A lawmaker is seeking to amend the more than a decade-old Comprehensive Dangerous Drug Act of 2002, in a bid to remove a loophole in the law seen to be used by apprehended drug traders and syndicates to escape prosecution.
Sen. Vicente Sotto 3rd said that there have been too many drug cases that have been dismissed simply because of a weakness in the law, allowing those behind the drug trade to continue with their operations.
Sotto was referring to Section 21 of Republic Act 9165, or the Comprehensive Dangerous Drug Act of 2002, which has been often cited by lawyers of suspected drug traffickers to get their clients off the hook.
Section 21, paragraph 1 of the law provides that the inventory of illegal drugs should be done immediately upon seizure and confiscation at the place where the search or entrapment operation was conducted and in the presence of persons who are required to attend the inventory and photograph of seized illegal drugs.

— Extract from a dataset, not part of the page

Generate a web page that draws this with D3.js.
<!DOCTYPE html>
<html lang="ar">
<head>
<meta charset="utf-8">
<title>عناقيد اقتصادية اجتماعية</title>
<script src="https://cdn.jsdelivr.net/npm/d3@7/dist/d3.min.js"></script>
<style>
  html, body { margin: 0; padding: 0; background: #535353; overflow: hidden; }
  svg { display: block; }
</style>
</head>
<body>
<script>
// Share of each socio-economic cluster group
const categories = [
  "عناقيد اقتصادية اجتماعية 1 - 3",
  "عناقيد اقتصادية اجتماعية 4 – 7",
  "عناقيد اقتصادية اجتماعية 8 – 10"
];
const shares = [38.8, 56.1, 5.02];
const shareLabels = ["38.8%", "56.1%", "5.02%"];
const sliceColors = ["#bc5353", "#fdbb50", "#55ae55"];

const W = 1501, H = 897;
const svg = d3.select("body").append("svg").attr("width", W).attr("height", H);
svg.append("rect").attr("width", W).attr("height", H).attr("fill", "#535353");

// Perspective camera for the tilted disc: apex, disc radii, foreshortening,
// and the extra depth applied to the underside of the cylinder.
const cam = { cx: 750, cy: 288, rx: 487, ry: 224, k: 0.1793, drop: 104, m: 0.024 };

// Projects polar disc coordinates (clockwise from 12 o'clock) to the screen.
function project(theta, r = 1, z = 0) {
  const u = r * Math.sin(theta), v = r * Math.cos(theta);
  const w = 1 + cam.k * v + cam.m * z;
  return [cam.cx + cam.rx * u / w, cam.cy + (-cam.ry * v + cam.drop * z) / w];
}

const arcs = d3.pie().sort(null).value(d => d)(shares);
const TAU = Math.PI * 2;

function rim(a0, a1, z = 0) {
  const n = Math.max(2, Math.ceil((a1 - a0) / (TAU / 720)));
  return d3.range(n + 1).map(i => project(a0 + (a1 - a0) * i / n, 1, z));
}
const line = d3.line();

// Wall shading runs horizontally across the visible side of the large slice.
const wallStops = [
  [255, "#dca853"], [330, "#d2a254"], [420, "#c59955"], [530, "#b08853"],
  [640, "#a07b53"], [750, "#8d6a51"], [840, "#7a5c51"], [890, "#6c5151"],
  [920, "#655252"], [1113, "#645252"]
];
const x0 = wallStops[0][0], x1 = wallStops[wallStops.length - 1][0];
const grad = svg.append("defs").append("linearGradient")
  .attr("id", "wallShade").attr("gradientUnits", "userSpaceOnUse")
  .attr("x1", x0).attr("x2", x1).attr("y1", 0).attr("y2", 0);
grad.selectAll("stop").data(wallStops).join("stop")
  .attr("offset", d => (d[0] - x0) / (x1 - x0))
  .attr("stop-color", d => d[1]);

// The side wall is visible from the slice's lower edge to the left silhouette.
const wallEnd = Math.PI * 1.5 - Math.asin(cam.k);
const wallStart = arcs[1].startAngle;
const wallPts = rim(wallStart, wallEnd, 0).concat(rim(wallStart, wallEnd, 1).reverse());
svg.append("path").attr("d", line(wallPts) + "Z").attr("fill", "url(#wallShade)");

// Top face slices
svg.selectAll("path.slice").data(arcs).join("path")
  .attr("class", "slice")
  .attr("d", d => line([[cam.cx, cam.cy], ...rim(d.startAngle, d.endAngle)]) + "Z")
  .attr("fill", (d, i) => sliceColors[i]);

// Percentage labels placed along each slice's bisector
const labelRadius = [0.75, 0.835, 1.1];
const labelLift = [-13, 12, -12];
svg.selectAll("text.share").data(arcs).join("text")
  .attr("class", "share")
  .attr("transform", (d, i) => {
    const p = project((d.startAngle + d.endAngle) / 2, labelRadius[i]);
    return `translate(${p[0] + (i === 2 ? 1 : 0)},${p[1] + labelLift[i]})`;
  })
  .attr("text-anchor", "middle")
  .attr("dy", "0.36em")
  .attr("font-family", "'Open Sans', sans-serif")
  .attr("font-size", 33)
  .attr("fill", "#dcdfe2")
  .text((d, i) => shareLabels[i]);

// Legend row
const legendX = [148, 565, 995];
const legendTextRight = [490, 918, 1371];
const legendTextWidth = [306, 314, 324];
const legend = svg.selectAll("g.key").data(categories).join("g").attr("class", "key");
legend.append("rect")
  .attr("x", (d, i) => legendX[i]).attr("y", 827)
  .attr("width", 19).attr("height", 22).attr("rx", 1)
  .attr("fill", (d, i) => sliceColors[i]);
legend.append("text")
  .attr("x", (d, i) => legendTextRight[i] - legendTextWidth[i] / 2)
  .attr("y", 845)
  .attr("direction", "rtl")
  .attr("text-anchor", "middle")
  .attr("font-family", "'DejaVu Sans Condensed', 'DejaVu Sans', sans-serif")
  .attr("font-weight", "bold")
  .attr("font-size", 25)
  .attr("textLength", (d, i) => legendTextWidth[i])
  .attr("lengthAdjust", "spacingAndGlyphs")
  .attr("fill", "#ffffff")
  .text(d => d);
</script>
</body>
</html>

Sotto noted that the implementation of Section 21 is not only impractical but also unsafe for law enforcers because by following what the law prescribes, law enforcers are made vulnerable to counter-assaults that may be launched by drug traffickers.
He explained that drug traffickers are usually highly organized, well funded and backed by powerful local and international syndicates. They have the capacity to launch a retaliatory assault against the drug enforcers who are arresting them, according to the senator.

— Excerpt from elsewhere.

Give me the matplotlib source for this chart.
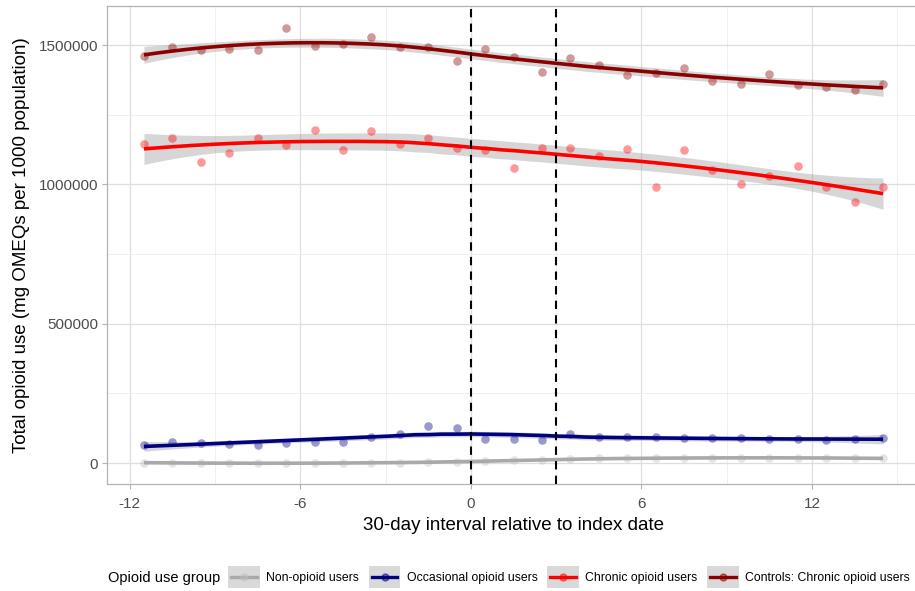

“This possibility of counter-assault makes the place of seizure extremely unsafe for the proper inventory of the seized illegal drugs,” Sotto pointed out.
In his proposed amendment, Sotto suggests that the inventory of the seized illicit drugs be allowed to be conducted in a safe environment that is secured from danger.

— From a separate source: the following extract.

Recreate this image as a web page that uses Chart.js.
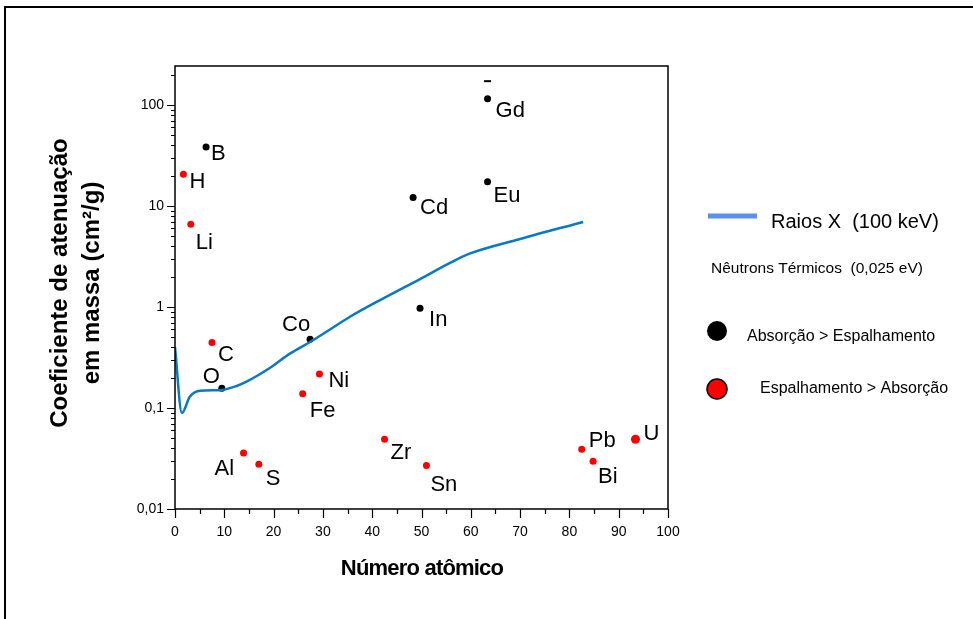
<!DOCTYPE html>
<html>
<head>
<meta charset="utf-8">
<script src="https://cdn.jsdelivr.net/npm/chart.js@4/dist/chart.umd.min.js"></script>
<style>
  html, body { margin: 0; padding: 0; background: #fff; }
  #wrap { width: 973px; height: 619px; position: relative; }
</style>
</head>
<body>
<div id="wrap"><canvas id="grafico"></canvas></div>
<script>
// Raios X (100 keV) - coeficiente de atenuacao em massa
const xrayZ = [0, 1.4, 3.0, 5.1, 9.1, 12.5, 14.5, 19.3, 23.3, 27.4, 30, 35.5, 41.6, 49.7, 55.8, 59.6, 70, 82.8];
const xrayValues = [0.40, 0.089, 0.129, 0.148, 0.150, 0.165, 0.182, 0.25, 0.345, 0.45, 0.54, 0.80, 1.17, 1.89, 2.73, 3.35, 4.71, 6.95];

// Neutrons termicos: absorcao > espalhamento
const absElements = ['B', 'O', 'Co', 'Cd', 'In', 'Eu', 'Gd'];
const absZ = [6.3, 9.5, 27.4, 48.3, 49.7, 63.4, 63.4];
const absValues = [38.4, 0.157, 0.479, 12.1, 0.97, 17.4, 115];

// Neutrons termicos: espalhamento > absorcao
const scatElements = ['H', 'Li', 'C', 'Al', 'S', 'Fe', 'Ni', 'Zr', 'Sn', 'Pb', 'Bi', 'U'];
const scatZ = [1.7, 3.2, 7.5, 13.9, 17.0, 25.9, 29.3, 42.5, 51.0, 82.5, 84.8, 93.4];
const scatValues = [20.6, 6.6, 0.444, 0.0358, 0.0277, 0.138, 0.217, 0.049, 0.0269, 0.039, 0.0297, 0.049];

// marca extra acima do Gd
const gdMarkZ = [63.4];
const gdMarkValues = [172];

const xTickValues = [0, 10, 20, 30, 40, 50, 60, 70, 80, 90, 100];
const yTickValues = [0.01, 0.1, 1, 10, 100];
const yTickLabels = ['0,01', '0,1', '1', '10', '100'];

// deslocamento do rotulo (esquerda/linha de base) em relacao ao ponto
const labelOffsets = {
  B: [5, 13], H: [6, 14], Li: [5, 25], C: [6, 18], O: [-19, -5], Co: [-28, -8],
  Ni: [9, 13], Fe: [7, 23], Al: [-29, 22], S: [7, 21], Zr: [6, 20], Sn: [4, 25],
  In: [9, 18], Pb: [7, -2], Bi: [5, 22], U: [8, 1], Cd: [7, 16], Eu: [6, 20], Gd: [8, 18]
};

const FONT = '"Liberation Sans", Arial, sans-serif';
Chart.defaults.font.family = FONT;
Chart.defaults.color = '#000';

const toPoints = (xs, ys) => xs.map((x, i) => ({ x: x, y: ys[i] }));

const decor = {
  id: 'decor',
  beforeDraw(chart) {
    const ctx = chart.ctx;
    ctx.save();
    ctx.strokeStyle = '#000';
    ctx.lineWidth = 2;
    ctx.beginPath();
    ctx.moveTo(5, 619);
    ctx.lineTo(5, 7);
    ctx.lineTo(973, 7);
    ctx.stroke();
    ctx.restore();
  },
  afterDraw(chart) {
    const ctx = chart.ctx;
    const a = chart.chartArea;
    const xs = chart.scales.x, ys = chart.scales.y;
    ctx.save();

    // moldura do grafico
    ctx.strokeStyle = '#000';
    ctx.lineWidth = 1.5;
    ctx.strokeRect(a.left, a.top, a.right - a.left, a.bottom - a.top);

    // marcas do eixo y (log)
    ctx.lineWidth = 1.2;
    ctx.beginPath();
    for (let d = -2; d <= 2; d++) {
      for (let m = 1; m <= 9; m++) {
        const v = m * Math.pow(10, d);
        if (v > ys.max) continue;
        const py = Math.round(ys.getPixelForValue(v)) + 0.5;
        const len = m === 1 ? 8 : 4;
        ctx.moveTo(a.left - len, py);
        ctx.lineTo(a.left, py);
      }
    }
    // marcas do eixo x
    for (let z = 0; z <= 100; z += 5) {
      const px = Math.round(xs.getPixelForValue(z)) + 0.5;
      const len = z % 10 === 0 ? 9 : 5;
      ctx.moveTo(px, a.bottom);
      ctx.lineTo(px, a.bottom + len);
    }
    ctx.stroke();

    // rotulos dos elementos
    ctx.fillStyle = '#000';
    ctx.font = '22px ' + FONT;
    ctx.textBaseline = 'alphabetic';
    ctx.textAlign = 'left';
    const labelSet = (dsIndex, names) => {
      const meta = chart.getDatasetMeta(dsIndex);
      meta.data.forEach((pt, i) => {
        const off = labelOffsets[names[i]] || [6, 16];
        ctx.fillText(names[i], pt.x + off[0], pt.y + off[1]);
      });
    };
    labelSet(1, absElements);
    labelSet(2, scatElements);

    // titulo eixo x
    ctx.font = 'bold 22px ' + FONT;
    ctx.textAlign = 'center';
    ctx.letterSpacing = '-0.8px';
    ctx.fillText('Número atômico', 422, 575);
    ctx.letterSpacing = '0px';

    // titulo eixo y
    ctx.save();
    ctx.translate(0, 283);
    ctx.rotate(-Math.PI / 2);
    ctx.font = 'bold 24px ' + FONT;
    ctx.textAlign = 'center';
    ctx.fillText('Coeficiente de atenuação', 0, 67);
    ctx.fillText('em massa (cm²/g)', 0, 99);
    ctx.restore();

    // legenda
    ctx.strokeStyle = '#5a8ff0';
    ctx.lineWidth = 5;
    ctx.beginPath();
    ctx.moveTo(708, 216);
    ctx.lineTo(757, 216);
    ctx.stroke();
    ctx.textAlign = 'left';
    ctx.fillStyle = '#000';
    ctx.font = '20px ' + FONT;
    ctx.fillText('Raios X  (100 keV)', 771, 228);
    ctx.font = '15.5px ' + FONT;
    ctx.fillText('Nêutrons Térmicos  (0,025 eV)', 711, 273);
    ctx.font = '16px ' + FONT;
    ctx.fillText('Absorção > Espalhamento', 747, 341);
    ctx.fillText('Espalhamento > Absorção', 760, 393);

    ctx.beginPath();
    ctx.arc(717, 331, 10, 0, Math.PI * 2);
    ctx.fillStyle = '#000';
    ctx.fill();
    ctx.beginPath();
    ctx.arc(717, 389, 10, 0, Math.PI * 2);
    ctx.fillStyle = '#ff0000';
    ctx.fill();
    ctx.lineWidth = 1.5;
    ctx.strokeStyle = '#000';
    ctx.stroke();

    ctx.restore();
  }
};

const config = {
  type: 'scatter',
  data: {
    datasets: [
      {
        type: 'line',
        label: 'Raios X (100 keV)',
        data: toPoints(xrayZ, xrayValues),
        borderColor: '#0a78c8',
        borderWidth: 2.5,
        pointRadius: 0,
        cubicInterpolationMode: 'monotone',
        fill: false
      },
      {
        label: 'Absorção > Espalhamento',
        data: toPoints(absZ, absValues),
        backgroundColor: '#000',
        borderColor: '#000',
        pointRadius: 3.5,
        borderWidth: 0
      },
      {
        label: 'Espalhamento > Absorção',
        data: toPoints(scatZ, scatValues),
        backgroundColor: '#ff0000',
        borderColor: '#ff0000',
        pointRadius: ctx => scatElements[ctx.dataIndex] === 'U' ? 4.5 : 3.5,
        borderWidth: 0
      },
      {
        label: 'Gd marca',
        data: toPoints(gdMarkZ, gdMarkValues),
        pointStyle: 'line',
        borderColor: '#000',
        borderWidth: 2,
        pointRadius: 3.5
      }
    ]
  },
  options: {
    responsive: true,
    maintainAspectRatio: false,
    animation: false,
    layout: { padding: { top: 66, right: 305, bottom: 0, left: 0 } },
    plugins: { legend: { display: false }, tooltip: { enabled: false } },
    scales: {
      x: {
        type: 'linear',
        min: 0,
        max: 100,
        afterFit: axis => { axis.height = 110; },
        afterBuildTicks: axis => { axis.ticks = xTickValues.map(v => ({ value: v })); },
        grid: { display: false, drawTicks: true, tickLength: 9 },
        border: { display: false },
        ticks: { font: { size: 14 }, padding: 6, maxRotation: 0, autoSkip: false, color: '#000' }
      },
      y: {
        type: 'logarithmic',
        min: 0.01,
        max: 243,
        afterFit: axis => { axis.width = 175; },
        afterBuildTicks: axis => { axis.ticks = yTickValues.map(v => ({ value: v, major: true })); },
        grid: { display: false, drawTicks: true, tickLength: 8 },
        border: { display: false },
        ticks: {
          font: { size: 14 },
          padding: 3,
          autoSkip: false,
          color: '#000',
          callback: v => {
            const i = yTickValues.indexOf(v);
            return i >= 0 ? yTickLabels[i] : '';
          }
        }
      }
    }
  },
  plugins: [decor]
};

const ctx = document.getElementById('grafico').getContext('2d');
if (ctx !== null) {
  const grafico = new Chart(ctx, config);
}
</script>
</body>
</html>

Instead of the place where the anti-drug operation was conducted, Sotto suggests that the inventory be done at the nearest police station or at the nearest office of the apprehending officer or team whichever is practicable.
“Many manufacturers and peddlers of illegal drugs were freed based on technicality for alleged failure of law enforcers to secure the integrity of the seized drugs after a search or buy-bust operation” Sotto said.
By amending that said provision drug traffickers will have a hard time looking for a loophole in the law that would help keep them out of jail, he concluded.